Potential ramifications could include:

  • subjecting non-U.S. investors in a PE fund to federal income tax — and potentially state and local tax — on income and gain derived from the fund;
  • creating “unrelated business taxable income” for the PE fund’s tax-exempt investors; and
  • permitting the PE fund to fully deduct management fees under Section 162 of the Internal Revenue Code, which would create an “above the line” deduction for investors.

* * * *

As full impact of this troubling decision evolves, we will continue to monitor any subsequent developments in case law and in PE fund practice in this area.


1 Sun Capital Partners III v. New England Teamsters & Trucking Indus. Pension Fund, 2013 WL 3814984 (1st Cir. July 24, 2013).

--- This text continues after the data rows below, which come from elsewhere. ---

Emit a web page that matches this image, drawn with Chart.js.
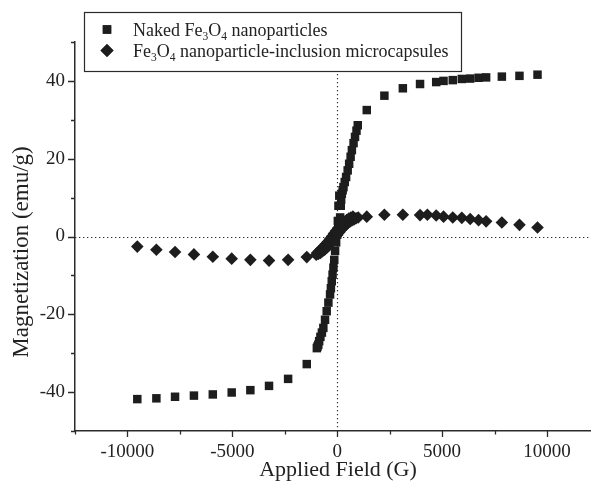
<!DOCTYPE html>
<html>
<head>
<meta charset="utf-8">
<script src="https://cdn.jsdelivr.net/npm/chart.js@4.4.1/dist/chart.umd.min.js"></script>
<style>
    html, body { margin: 0; padding: 0; background: #fff; }
    canvas { display: block; }
</style>
</head>
<body>
<canvas id="loopChart" width="591" height="482"></canvas>
<script>
// ------------------------------------------------------------------
// Data (field in G, magnetization in emu/g)
// ------------------------------------------------------------------

const nakedField = [
    -9530, -8620, -7730, -6830, -5930, -5030, -4140, -3250, -2340, -1450,
    -970, -940, -900, -860, -800, -730, -660, -580, -500, -420,
    -340, -300, -260, -220, -180, -140, -100, -50, 0, 30,
    50, 60, 90, 100, 140, 170, 190, 220, 260, 300,
    360, 425, 500, 570, 640, 700, 780, 850, 920, 980,
    1410, 2250, 3130, 3950, 4720, 5070, 5510, 5940, 6340, 6740,
    7100, 7850, 8690, 9550,
];
const nakedMag = [
    -41.8, -41.6, -41.2, -40.9, -40.6, -40.1, -39.5, -38.4, -36.6, -32.8,
    -28.7, -28.3, -27.8, -26.9, -25.8, -24.7, -23.5, -21.4, -19.2, -17.0,
    -14.9, -13.3, -11.5, -9.8, -8.0, -6.0, -3.7, -1.5, 0.5, 4.0,
    2.5, 7.9, 3.2, 10.5, 4.9, 7.9, 9.5, 11.0, 11.9, 12.7,
    14.0, 15.3, 17.0, 18.7, 20.5, 22.2, 24.0, 25.6, 27.2, 28.6,
    32.5, 36.2, 38.1, 39.2, 39.7, 40.0, 40.2, 40.5, 40.6, 40.8,
    40.9, 41.1, 41.3, 41.6,
];

const capsuleField = [
    -9530, -8620, -7730, -6830, -5930, -5030, -4140, -3250, -2340, -1450,
    -1000, -950, -900, -850, -800, -750, -700, -650, -600, -550,
    -500, -450, -400, -350, -300, -250, -200, -150, -100, -50,
    0, 50, 100, 150, 200, 250, 300, 350, 400, 450,
    500, 550, 600, 650, 700, 750, 800, 900, 1000, 1410,
    2250, 3130, 3950, 4300, 4720, 5070, 5510, 5940, 6340, 6740,
    7100, 7850, 8690, 9550,
];
const capsuleMag = [
    -2.6, -3.4, -4.0, -4.6, -5.2, -5.7, -6.0, -6.2, -6.0, -5.3,
    -4.7, -4.2, -4.5, -3.7, -4.2, -3.2, -3.8, -2.6, -3.4, -2.0,
    -2.9, -1.4, -2.3, -0.7, -1.7, 0.0, -1.0, 0.8, -0.3, 1.5,
    0.4, 2.2, 1.1, 2.8, 1.8, 3.3, 2.4, 3.8, 2.9, 4.2,
    3.4, 4.6, 3.8, 4.9, 4.1, 5.1, 4.4, 4.7, 4.9, 5.1,
    5.6, 5.6, 5.5, 5.6, 5.4, 5.1, 4.9, 4.8, 4.5, 4.2,
    3.9, 3.6, 3.0, 2.3,
];

const xTickValues = [-12500, -10000, -7500, -5000, -2500, 0, 2500, 5000, 7500, 10000];
const yTickValues = [-50, -40, -30, -20, -10, 0, 10, 20, 30, 40, 50];

const xTitle = 'Applied Field (G)';
const yTitle = 'Magnetization (emu/g)';

// legend rows: [text, isSubscript]
const legendRows = [
    { style: 'rect', parts: [['Naked Fe', false], ['3', true], ['O', false], ['4', true], [' nanoparticles', false]] },
    { style: 'rectRot', parts: [['Fe', false], ['3', true], ['O', false], ['4', true], [' nanoparticle-inclusion microcapsules', false]] },
];

const INK = '#1d1d1d';
const AXIS = '#2b2b2b';
const SERIF = '"Liberation Serif", "Times New Roman", serif';

function to_points(xs, ys) {
    return xs.map((v, i) => ({ x: v, y: ys[i] }));
}

// ------------------------------------------------------------------
// Extra drawing: zero lines, tick marks, titles, legend box
// ------------------------------------------------------------------

function draw_rich(ctx, parts, x, y) {
    let cx = x;
    parts.forEach(([text, sub]) => {
        ctx.font = sub ? `11.5px ${SERIF}` : `18px ${SERIF}`;
        ctx.fillText(text, cx, sub ? y + 4.5 : y);
        cx += ctx.measureText(text).width;
    });
}

const decorations = {
    id: 'decorations',
    beforeDatasetsDraw(chart) {
        const { ctx, chartArea: a, scales: { x, y } } = chart;
        ctx.save();
        ctx.strokeStyle = AXIS;
        ctx.lineWidth = 1.2;
        ctx.setLineDash([1.3, 2.7]);
        const x0 = Math.round(x.getPixelForValue(0)) + 0.5;
        const y0 = Math.round(y.getPixelForValue(0)) + 0.5;
        ctx.beginPath();
        ctx.moveTo(x0, a.top);
        ctx.lineTo(x0, a.bottom);
        ctx.moveTo(a.left, y0);
        ctx.lineTo(a.right, y0);
        ctx.stroke();
        ctx.restore();
    },
    afterDraw(chart) {
        const { ctx, chartArea: a, scales: { x, y } } = chart;
        ctx.save();

        // tick marks, major longer than minor
        ctx.strokeStyle = AXIS;
        ctx.lineWidth = 1.3;
        ctx.beginPath();
        x.ticks.forEach(t => {
            const px = Math.round(x.getPixelForValue(t.value)) + 0.5;
            const len = t.value % 5000 === 0 ? 6 : 3.5;
            ctx.moveTo(px, a.bottom);
            ctx.lineTo(px, a.bottom + len);
        });
        y.ticks.forEach(t => {
            const py = Math.round(y.getPixelForValue(t.value)) + 0.5;
            const len = t.value % 20 === 0 ? 7 : 4;
            ctx.moveTo(a.left - len, py);
            ctx.lineTo(a.left, py);
        });
        ctx.stroke();

        // axis titles
        ctx.fillStyle = '#222';
        ctx.font = `22px ${SERIF}`;
        ctx.textAlign = 'center';
        ctx.textBaseline = 'middle';
        ctx.fillText(xTitle, 338, 470);
        ctx.save();
        ctx.translate(22, 252);
        ctx.rotate(-Math.PI / 2);
        ctx.font = `23px ${SERIF}`;
        ctx.fillText(yTitle, 0, 0);
        ctx.restore();

        // legend box
        const box = { left: 84, top: 12, right: 461, bottom: 71 };
        ctx.fillStyle = '#fff';
        ctx.fillRect(box.left, box.top, box.right - box.left, box.bottom - box.top);
        ctx.strokeStyle = AXIS;
        ctx.lineWidth = 1.2;
        ctx.strokeRect(box.left + 0.5, box.top + 0.5, box.right - box.left, box.bottom - box.top);

        ctx.textAlign = 'left';
        ctx.textBaseline = 'alphabetic';
        legendRows.forEach((row, i) => {
            const cy = 29.5 + i * 21;
            ctx.fillStyle = INK;
            Chart.helpers.drawPoint(ctx, { pointStyle: row.style, radius: row.style === 'rect' ? 6 : 6.5, borderWidth: 0 }, 107, cy);
            ctx.fill();
            ctx.fillStyle = '#222';
            draw_rich(ctx, row.parts, 133, cy + 6);
        });

        ctx.restore();
    },
};

// ------------------------------------------------------------------
// Chart
// ------------------------------------------------------------------

new Chart(document.getElementById('loopChart'), {
    type: 'scatter',
    data: {
        datasets: [
            {
                label: 'Naked Fe3O4 nanoparticles',
                data: to_points(nakedField, nakedMag),
                pointStyle: 'rect',
                pointRadius: 6,
                backgroundColor: INK,
                borderWidth: 0,
            },
            {
                label: 'Fe3O4 nanoparticle-inclusion microcapsules',
                data: to_points(capsuleField, capsuleMag),
                pointStyle: 'rectRot',
                pointRadius: 6.3,
                backgroundColor: INK,
                borderWidth: 0,
            },
        ],
    },
    options: {
        responsive: false,
        animation: false,
        devicePixelRatio: 1,
        layout: { autoPadding: false, padding: { top: 42, right: 0, left: 0, bottom: 0 } },
        scales: {
            x: {
                type: 'linear',
                min: -12500,
                max: 12100,
                afterBuildTicks: scale => { scale.ticks = xTickValues.map(v => ({ value: v })); },
                afterFit: scale => { scale.height = 51; },
                ticks: {
                    autoSkip: false,
                    maxRotation: 0,
                    padding: 10,
                    color: '#222',
                    font: { family: SERIF, size: 19 },
                    callback: v => (v % 5000 === 0 ? String(v) : ''),
                },
                grid: { drawOnChartArea: false, drawTicks: false },
                border: { display: true, color: AXIS, width: 1.5 },
            },
            y: {
                type: 'linear',
                min: -50,
                max: 50,
                afterBuildTicks: scale => { scale.ticks = yTickValues.map(v => ({ value: v })); },
                afterFit: scale => { scale.width = 75; },
                ticks: {
                    autoSkip: false,
                    padding: 10,
                    color: '#222',
                    font: { family: SERIF, size: 19 },
                    callback: v => (v % 20 === 0 ? String(v) : ''),
                },
                grid: { drawOnChartArea: false, drawTicks: false },
                border: { display: true, color: AXIS, width: 1.5 },
            },
        },
        plugins: {
            legend: { display: false },
            tooltip: { enabled: false },
        },
    },
    plugins: [decorations],
});
</script>
</body>
</html>
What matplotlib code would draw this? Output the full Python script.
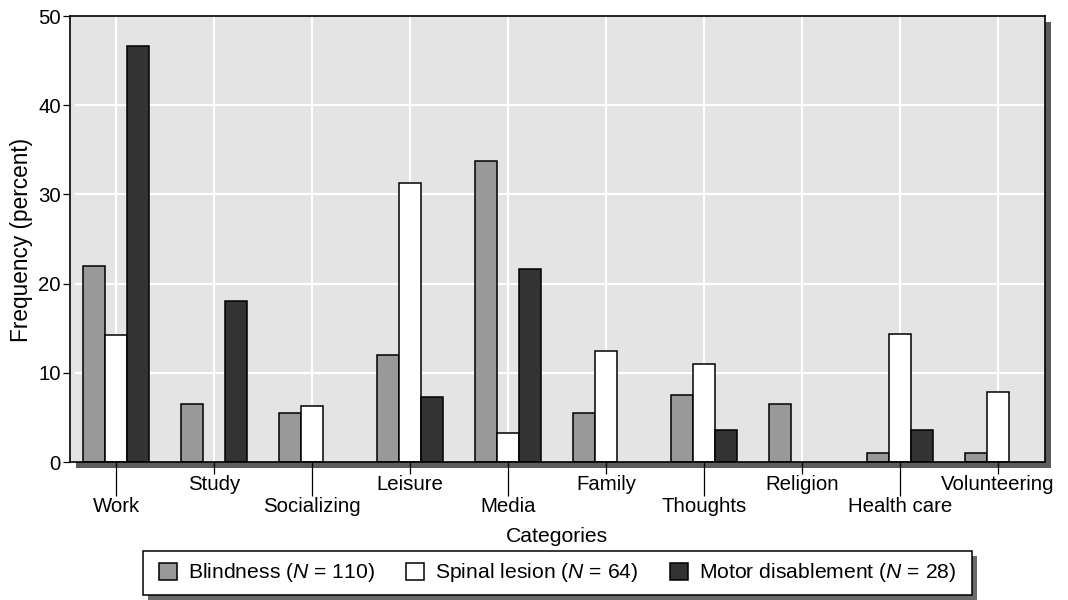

2 The same argument was made in a 2010 case brought by multiemployer plans seeking to collect withdrawal liability from a group of related PE funds sponsored by Palladium Equity Partners. See Board of Trs., Sheet Metal Workers’ Local No. 292 Pension Fund v. Palladium Equity Partners, 722 F. Supp. 2d 854 (E.D. Mich. 2010). In declining to grant the PE funds’ motion for summary judgment, the court found that there was a genuine issue of material fact as to whether the PE funds constituted a partnership or joint venture, noting that while there was no direct evidence that the PE funds intended to establish a joint relationship, the funds shared a single general partner and had made investments together on a parallel basis. The case was ultimately settled.